What is required. Quote the data exactly, first line to the line containing "import seaborn as sns", with no pictures.

Data.
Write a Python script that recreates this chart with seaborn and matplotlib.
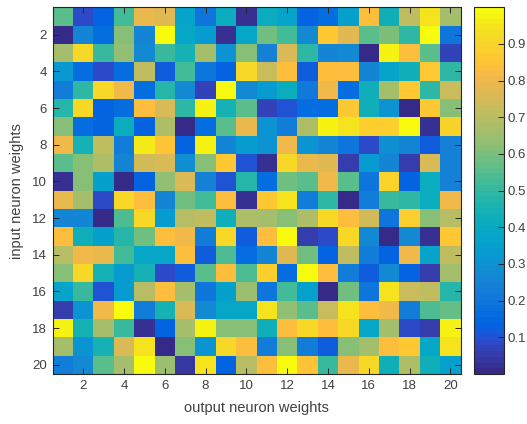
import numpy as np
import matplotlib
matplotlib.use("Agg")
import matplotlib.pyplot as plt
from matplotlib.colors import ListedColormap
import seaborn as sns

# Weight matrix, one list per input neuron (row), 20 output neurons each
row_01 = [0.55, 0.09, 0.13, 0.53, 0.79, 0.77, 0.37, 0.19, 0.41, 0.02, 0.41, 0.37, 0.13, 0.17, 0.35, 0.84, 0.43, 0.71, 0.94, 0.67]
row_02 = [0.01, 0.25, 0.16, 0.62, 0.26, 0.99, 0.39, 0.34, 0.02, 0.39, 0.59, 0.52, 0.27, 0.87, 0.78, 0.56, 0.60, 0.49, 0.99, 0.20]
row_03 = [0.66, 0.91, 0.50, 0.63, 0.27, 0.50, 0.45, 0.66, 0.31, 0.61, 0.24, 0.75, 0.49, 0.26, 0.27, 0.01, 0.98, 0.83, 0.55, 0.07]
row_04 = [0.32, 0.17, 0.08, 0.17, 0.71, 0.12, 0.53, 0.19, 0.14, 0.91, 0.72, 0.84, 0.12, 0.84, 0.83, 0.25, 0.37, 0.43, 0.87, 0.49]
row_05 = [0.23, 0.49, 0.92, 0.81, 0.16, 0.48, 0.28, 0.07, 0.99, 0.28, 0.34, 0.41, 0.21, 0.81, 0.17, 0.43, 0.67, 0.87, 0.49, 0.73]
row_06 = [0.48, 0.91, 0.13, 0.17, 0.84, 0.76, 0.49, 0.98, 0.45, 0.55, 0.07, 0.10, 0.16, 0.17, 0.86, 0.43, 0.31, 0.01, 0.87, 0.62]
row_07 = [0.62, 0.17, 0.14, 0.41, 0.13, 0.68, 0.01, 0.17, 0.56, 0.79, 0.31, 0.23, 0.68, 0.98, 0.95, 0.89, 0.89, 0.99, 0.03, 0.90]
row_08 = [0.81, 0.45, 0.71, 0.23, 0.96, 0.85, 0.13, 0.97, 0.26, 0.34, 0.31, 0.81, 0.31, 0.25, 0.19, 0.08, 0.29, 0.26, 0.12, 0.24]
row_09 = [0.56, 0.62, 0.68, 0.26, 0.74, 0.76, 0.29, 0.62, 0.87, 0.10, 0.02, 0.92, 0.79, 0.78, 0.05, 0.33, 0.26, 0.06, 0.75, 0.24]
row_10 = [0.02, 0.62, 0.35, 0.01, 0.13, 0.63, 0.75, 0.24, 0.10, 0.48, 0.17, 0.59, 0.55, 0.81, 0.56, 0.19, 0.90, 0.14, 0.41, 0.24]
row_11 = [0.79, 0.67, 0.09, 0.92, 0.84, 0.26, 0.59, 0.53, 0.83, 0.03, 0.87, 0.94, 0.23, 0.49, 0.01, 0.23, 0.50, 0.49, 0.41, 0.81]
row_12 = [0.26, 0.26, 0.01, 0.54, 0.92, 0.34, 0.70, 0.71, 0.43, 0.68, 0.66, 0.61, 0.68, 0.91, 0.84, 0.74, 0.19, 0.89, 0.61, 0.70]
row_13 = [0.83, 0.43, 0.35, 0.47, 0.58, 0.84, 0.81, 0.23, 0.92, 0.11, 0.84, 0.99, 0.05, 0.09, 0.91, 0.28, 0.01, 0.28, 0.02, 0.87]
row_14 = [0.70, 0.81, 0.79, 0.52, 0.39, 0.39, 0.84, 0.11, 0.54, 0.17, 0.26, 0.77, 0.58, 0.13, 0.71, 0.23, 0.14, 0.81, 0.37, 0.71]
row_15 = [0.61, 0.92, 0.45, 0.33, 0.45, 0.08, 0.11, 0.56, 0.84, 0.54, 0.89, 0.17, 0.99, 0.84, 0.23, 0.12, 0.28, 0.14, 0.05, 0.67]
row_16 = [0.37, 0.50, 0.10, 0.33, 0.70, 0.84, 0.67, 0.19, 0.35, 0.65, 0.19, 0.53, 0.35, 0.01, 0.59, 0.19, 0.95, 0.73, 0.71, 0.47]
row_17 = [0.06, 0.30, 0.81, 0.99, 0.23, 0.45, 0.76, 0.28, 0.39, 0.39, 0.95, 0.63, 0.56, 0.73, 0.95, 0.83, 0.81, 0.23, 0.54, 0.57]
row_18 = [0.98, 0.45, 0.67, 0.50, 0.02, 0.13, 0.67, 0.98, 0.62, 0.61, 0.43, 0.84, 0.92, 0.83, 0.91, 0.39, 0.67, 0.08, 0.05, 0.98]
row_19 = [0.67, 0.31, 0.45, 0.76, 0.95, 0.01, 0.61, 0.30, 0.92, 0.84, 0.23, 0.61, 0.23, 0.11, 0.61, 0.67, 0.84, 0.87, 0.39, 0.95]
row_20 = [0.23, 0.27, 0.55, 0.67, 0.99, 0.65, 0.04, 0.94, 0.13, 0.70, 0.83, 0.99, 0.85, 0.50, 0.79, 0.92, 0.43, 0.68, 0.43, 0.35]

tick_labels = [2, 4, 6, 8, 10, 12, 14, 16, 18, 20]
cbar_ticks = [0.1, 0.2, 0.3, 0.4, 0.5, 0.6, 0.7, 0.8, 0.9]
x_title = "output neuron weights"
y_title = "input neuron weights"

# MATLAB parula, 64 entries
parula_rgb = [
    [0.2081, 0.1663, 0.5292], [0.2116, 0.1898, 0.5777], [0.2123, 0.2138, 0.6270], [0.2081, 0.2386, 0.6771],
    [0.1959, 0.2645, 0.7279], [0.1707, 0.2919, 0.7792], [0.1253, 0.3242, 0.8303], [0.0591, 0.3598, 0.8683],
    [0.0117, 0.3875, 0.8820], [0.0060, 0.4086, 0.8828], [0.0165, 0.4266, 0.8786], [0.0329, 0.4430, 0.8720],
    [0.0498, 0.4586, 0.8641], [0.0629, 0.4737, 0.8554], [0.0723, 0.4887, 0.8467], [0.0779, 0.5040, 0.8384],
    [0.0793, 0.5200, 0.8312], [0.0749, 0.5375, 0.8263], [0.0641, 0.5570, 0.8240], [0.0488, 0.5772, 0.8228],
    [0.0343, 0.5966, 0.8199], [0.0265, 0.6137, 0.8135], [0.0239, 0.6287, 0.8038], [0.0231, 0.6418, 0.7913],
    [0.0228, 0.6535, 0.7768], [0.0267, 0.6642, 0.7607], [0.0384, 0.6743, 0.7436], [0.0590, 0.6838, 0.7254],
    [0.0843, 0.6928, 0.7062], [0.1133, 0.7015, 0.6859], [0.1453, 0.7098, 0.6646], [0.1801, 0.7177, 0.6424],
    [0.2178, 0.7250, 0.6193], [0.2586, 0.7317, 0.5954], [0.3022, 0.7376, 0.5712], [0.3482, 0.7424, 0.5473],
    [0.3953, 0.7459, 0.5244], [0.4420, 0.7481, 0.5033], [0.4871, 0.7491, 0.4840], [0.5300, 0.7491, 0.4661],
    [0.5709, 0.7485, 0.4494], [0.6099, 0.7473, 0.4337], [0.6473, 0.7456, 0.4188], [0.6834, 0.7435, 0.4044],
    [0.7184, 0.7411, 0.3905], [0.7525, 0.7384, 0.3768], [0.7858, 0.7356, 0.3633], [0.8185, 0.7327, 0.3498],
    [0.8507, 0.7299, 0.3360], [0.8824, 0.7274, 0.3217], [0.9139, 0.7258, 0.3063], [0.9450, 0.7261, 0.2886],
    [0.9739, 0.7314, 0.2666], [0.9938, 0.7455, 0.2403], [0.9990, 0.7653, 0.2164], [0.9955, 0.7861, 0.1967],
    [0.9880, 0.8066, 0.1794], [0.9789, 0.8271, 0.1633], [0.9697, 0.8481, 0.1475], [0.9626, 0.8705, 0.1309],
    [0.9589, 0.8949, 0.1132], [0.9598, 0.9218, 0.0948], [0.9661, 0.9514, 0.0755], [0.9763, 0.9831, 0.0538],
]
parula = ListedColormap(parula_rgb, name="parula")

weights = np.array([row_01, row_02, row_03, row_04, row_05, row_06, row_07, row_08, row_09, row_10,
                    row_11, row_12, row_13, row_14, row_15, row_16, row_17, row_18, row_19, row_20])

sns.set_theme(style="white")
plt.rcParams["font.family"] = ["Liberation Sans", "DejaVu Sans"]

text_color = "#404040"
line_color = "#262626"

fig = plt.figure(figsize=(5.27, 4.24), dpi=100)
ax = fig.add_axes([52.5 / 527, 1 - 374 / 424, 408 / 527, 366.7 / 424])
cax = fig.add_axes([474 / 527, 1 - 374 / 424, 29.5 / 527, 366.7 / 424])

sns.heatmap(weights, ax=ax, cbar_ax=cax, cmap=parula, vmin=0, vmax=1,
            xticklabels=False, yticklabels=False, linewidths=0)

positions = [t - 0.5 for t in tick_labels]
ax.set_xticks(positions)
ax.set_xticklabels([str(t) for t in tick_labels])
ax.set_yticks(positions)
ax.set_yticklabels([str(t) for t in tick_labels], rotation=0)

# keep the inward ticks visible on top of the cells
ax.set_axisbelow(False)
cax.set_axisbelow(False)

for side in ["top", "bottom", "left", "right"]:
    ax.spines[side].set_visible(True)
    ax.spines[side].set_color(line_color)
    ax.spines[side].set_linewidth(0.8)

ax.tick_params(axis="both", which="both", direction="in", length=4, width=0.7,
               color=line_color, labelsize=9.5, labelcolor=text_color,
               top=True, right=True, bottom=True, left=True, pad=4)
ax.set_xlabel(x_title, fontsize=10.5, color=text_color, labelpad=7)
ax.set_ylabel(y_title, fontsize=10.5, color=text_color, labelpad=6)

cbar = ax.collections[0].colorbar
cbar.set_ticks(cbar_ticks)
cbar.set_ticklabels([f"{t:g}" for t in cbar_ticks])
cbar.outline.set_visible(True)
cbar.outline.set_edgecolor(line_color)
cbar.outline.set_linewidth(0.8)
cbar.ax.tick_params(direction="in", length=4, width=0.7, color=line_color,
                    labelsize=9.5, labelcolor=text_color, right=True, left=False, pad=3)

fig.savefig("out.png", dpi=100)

Result of this exercise.
Write a Python script that recreates this chart with seaborn and matplotlib.
import numpy as np
import matplotlib
matplotlib.use("Agg")
import matplotlib.pyplot as plt
from matplotlib.colors import ListedColormap
import seaborn as sns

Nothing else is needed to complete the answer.